S’agissant du prétendu « délit de solidarité », j’aurai l’occasion de revenir plus longuement sur cette question à l’Assemblée nationale, où un texte y afférent sera débattu demain après-midi.

Je rappellerai néanmoins que l’article L. 622-1 du code de l’entrée et du séjour des étrangers et du droit d’asile est suivi d’un article L. 622-4, dont il convient également de tenir compte pour avoir une vision objective des choses.

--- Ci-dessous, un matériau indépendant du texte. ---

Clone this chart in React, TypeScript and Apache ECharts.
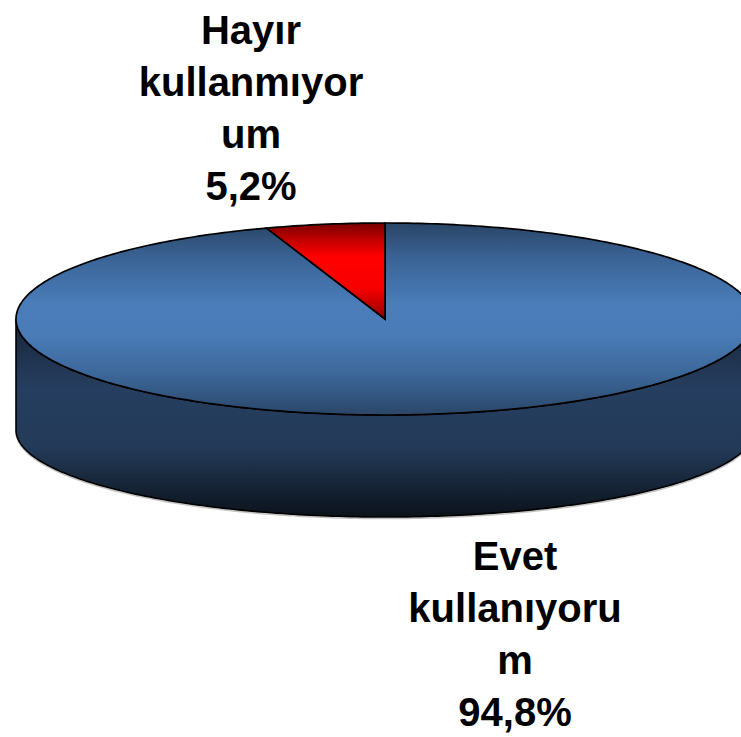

Je voudrais réaffirmer avec force que ce prétendu « délit de solidarité » n’existe pas. Vous vous êtes demandé, madame Escoffier, si une personne qui offrirait une pomme à un enfant, qui rechargerait la batterie du téléphone portable d’un migrant ou qui apporterait un vêtement à quelqu'un qui a froid serait susceptible d’être poursuivie et, a fortiori, condamnée. La réponse est évidemment non, mille fois non, comme je l’ai déjà dit et répété lors de l’émission de radio à laquelle vous avez fait allusion. Je persiste et je signe !

M. Alain Anziani. Sauf qu’il y a eu des condamnations !

M. Éric Besson, ministre. Non, pas une seule sur cette base !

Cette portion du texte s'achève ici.